One of the most exasperating things about the Clintons is that so many of their political problems are self inflicted. The most recent example is Hillary Clinton's use of a private e-mail server reportedly for "convenience." Other stories have suggested that she was not alone in employing the practice, but with an eye toward running for the presidency, why give an opening to her enemies? Whether or not there is any legitimacy to claims that she had truly classified or "top secret" information on the server remains to be seen as explained in a piece in Vox. As we have seen from the Benghazi circus, Republicans will use the claims against Clinton whether they are true or not. Again, why give them an opening? Here are article excerpts:
The saga of Hillary Clinton and her emails took an unusual turn on Friday: the State Department announced it is withholding 22 emails because they contain information marked "top secret." And Clinton's campaign immediately objected, putting out a statement demanding that the emails be released.
So what is going on here? Why are these emails top secret, why is it a big deal, and why would Clinton, of all people, want them released?
It's impossible to know the answers to those questions with absolute certainty without seeing the emails. But the key dispute is over whether the classification shows that Clinton was emailing out highly sensitive secrets or if these were everyday emails that just got swept up in America's deeply broken classification system. There's some real reason to believe that the latter is at least possible. Here's what we know and how to parse this latest email controversy.
This might seem unimportant. If it's top secret, then it must be really sensitive, right?
Not necessarily. A large proportion of documents that our government classifies are not actually that sensitive — more on that below. So the key thing now is to try to figure out: Were these emails classified because they contain highly sensitive information that Clinton never should have emailed in the first place, or because they were largely banal but got scooped up in America's often absurd classify-everything practices?
[O]ne good way to make an informed guess is by asking whether the emails were classified at the moment they were sent or whether they were classified only later. The reason this matters is that if they were immediately classified top secret, then that is a good sign that they contained information that is known as "born classified" — that it was information in itself obtained by classified channels or because it was generated internally by classified means.
[I]f the information were classified only later, then that would indicate it was more banal, or that it was not classified for any reasons particular to the emails themselves.

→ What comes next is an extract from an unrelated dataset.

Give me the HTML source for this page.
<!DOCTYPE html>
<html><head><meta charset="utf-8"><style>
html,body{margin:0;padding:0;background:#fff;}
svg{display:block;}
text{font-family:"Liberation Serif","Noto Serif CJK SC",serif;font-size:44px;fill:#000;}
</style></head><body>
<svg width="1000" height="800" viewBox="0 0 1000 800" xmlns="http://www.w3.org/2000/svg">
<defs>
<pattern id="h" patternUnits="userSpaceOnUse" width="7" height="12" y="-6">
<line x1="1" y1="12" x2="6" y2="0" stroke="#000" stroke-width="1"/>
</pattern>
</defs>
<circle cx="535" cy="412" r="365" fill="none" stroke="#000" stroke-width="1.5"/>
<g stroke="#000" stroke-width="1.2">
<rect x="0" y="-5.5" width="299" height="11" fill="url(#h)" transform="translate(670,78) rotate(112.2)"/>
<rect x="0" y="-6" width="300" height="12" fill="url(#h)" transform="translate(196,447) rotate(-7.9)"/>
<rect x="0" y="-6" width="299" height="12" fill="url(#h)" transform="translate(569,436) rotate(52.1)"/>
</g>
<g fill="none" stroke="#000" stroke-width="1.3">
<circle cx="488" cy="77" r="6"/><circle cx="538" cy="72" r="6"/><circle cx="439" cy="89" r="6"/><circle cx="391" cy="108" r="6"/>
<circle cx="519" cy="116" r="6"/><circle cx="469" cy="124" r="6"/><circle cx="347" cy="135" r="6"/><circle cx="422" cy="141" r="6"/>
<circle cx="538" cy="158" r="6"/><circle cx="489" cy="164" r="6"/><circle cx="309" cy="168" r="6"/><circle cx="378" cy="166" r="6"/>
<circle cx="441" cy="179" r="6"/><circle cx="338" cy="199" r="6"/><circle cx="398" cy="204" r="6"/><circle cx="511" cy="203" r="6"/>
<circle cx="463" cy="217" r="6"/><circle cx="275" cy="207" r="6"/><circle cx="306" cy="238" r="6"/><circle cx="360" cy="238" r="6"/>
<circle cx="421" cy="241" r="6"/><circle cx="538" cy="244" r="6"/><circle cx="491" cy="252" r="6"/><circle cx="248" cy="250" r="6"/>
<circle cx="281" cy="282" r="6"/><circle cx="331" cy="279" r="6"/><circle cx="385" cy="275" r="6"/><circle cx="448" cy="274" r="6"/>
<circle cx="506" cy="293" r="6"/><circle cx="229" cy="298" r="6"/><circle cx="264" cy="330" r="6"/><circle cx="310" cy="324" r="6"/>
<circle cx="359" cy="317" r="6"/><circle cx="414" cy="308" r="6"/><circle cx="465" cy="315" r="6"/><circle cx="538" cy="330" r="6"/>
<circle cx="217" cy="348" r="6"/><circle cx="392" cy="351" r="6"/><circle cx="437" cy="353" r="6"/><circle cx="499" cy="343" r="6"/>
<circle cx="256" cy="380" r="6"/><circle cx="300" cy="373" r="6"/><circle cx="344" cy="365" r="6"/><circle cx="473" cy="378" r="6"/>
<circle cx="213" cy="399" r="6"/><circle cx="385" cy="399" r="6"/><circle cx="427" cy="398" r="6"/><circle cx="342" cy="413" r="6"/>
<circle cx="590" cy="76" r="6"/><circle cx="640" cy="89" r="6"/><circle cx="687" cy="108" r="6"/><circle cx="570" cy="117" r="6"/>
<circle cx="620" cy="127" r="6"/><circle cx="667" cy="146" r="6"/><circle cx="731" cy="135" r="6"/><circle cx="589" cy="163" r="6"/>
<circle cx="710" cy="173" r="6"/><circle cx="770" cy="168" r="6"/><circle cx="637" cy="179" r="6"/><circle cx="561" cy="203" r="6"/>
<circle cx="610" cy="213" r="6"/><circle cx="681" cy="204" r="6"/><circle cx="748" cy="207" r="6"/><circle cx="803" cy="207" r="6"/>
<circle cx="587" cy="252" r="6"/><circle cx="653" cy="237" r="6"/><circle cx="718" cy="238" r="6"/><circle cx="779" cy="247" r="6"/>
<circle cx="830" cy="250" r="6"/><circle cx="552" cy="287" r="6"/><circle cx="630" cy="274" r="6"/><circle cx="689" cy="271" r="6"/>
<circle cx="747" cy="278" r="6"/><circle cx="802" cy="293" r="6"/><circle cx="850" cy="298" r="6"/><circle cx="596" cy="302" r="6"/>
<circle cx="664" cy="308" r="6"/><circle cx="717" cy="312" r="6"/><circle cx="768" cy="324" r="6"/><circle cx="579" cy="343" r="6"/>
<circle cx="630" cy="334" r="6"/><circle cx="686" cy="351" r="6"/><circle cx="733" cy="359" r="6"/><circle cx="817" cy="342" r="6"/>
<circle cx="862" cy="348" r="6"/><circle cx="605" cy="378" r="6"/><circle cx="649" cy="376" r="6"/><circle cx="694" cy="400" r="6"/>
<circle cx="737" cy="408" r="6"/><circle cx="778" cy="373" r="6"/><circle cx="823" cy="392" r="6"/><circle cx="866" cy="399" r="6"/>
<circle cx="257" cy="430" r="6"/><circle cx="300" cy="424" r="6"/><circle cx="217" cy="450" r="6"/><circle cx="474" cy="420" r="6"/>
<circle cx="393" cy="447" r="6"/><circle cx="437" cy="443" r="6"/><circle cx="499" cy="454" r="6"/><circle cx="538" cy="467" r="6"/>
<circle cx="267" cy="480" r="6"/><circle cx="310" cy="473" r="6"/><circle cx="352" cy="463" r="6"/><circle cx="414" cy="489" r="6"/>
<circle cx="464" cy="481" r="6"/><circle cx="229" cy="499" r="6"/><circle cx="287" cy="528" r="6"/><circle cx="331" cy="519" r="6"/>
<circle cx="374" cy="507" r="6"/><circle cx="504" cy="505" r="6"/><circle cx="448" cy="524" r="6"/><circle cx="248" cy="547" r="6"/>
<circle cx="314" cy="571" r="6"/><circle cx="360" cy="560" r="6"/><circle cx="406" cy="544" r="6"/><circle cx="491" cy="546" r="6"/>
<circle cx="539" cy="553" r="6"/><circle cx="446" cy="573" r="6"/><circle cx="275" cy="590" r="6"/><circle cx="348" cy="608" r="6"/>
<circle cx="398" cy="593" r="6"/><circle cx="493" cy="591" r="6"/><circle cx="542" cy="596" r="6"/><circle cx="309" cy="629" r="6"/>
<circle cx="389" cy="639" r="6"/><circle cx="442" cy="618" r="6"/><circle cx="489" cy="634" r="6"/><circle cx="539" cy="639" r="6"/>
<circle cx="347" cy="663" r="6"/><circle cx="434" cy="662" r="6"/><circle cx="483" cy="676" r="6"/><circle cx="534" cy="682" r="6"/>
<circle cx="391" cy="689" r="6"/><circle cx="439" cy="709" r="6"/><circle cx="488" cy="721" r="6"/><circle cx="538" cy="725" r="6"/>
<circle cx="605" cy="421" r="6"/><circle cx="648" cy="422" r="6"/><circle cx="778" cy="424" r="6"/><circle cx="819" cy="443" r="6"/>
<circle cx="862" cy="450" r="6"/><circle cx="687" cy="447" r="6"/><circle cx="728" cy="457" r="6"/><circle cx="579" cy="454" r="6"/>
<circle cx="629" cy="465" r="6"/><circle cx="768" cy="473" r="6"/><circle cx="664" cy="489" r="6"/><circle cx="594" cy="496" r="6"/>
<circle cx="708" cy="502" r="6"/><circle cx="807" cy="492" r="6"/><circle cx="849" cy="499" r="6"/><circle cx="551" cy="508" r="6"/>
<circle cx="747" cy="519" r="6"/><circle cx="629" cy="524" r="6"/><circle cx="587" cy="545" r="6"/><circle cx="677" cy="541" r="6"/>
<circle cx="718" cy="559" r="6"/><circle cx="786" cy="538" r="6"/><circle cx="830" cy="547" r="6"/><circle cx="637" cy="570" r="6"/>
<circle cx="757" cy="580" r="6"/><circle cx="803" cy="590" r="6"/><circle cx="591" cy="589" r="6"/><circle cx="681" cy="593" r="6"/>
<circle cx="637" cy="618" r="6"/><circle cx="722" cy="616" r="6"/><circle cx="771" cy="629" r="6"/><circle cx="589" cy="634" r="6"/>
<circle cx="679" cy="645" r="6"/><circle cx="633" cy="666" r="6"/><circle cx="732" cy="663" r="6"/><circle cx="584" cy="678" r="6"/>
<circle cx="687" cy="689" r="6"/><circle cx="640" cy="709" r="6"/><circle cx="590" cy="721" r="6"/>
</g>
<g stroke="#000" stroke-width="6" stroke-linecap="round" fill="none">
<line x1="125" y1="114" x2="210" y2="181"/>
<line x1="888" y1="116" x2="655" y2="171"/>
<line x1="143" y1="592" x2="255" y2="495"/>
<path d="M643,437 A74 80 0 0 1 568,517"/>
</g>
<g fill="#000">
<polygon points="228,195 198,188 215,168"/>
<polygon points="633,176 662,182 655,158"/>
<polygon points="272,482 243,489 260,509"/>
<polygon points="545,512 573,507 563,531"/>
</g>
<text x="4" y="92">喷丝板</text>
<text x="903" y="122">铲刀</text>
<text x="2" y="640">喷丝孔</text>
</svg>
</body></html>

Again, see below on how a boring email could become marked as top secret.
According to a statement by the State Department, "These documents were not marked classified at the time they were sent."
In other words, they do not contain information that was "born classified," but rather fall into the vast gray area of things that do not seem obviously secret at the time but are later deemed that way — not always for good reason.
The American government's system for classifying things as secret is widely considered a giant mess, by which agencies reflexively overclassify things, and the reasons for classifying often make little sense. It is thus extremely easy to imagine that Clinton's emails were classified not because they contained super-sensitive national secrets, and possibly not for any good reason at all, but rather just as a product of America's broken classification system.
This goes back to 1982, when the Reagan administration began a program of such aggressive classification that the unofficial slogan was, "When in doubt, classify." This waned under Bill Clinton but shot back up dramatically under George W. Bush, so much so that by 2004 the mere bureaucracy for classifying documents cost $7 billion per year.
The problem, in other words, isn't that the rules for classification are too strict. It's that the rules are unclear, messy, or contradictory, to the degree that the rules exist at all, and individual people and agencies have learned to overclassify to stay on the safe side.
The problem has grown so severe that it has hampered even the ability of American intelligence officials and policymakers to access the information they need to do their jobs. The head of the 9/11 Commission, Richard Ben-Veniste, told Congress in 2005 that "the failure to share information was the single most important reason why the United States government failed to detect and disrupt the 9/11 plot." He warned, "Information has to flow more freely. Much more information needs to be declassified. A great deal of information should never be classified at all."
Unfortunately this story will be immediately politicized, polarizing people into seeing Clinton as absolutely guilty or absolutely innocent.
The Associated Press got a little carried away in writing this up, declaring that the government had "confirmed" that "Hillary Clinton's unsecured home server contained some of the U.S. government's most closely guarded secrets." Maybe this will turn out to be true, but at present we have no idea that it is, and it strikes me as irresponsible to assert this when anyone who has reported on the government's overclassification addiction knows that classified information is just as likely to be banal as is to be "the US government's most closely guarded secrets."
It makes sense why the Clinton campaign would want these emails released. If they remain top secret, then this will give her Republican opponents an opening to accuse her of bandying highly sensitive secrets around on her private email account, and thus paint her as dangerously irresponsible.
The Clinton campaign's statement is obviously meant to imply that the emails are harmless enough to be immediately released and thus do not contain anything particularly sensitive. But it's also possible this is just a clever bluff.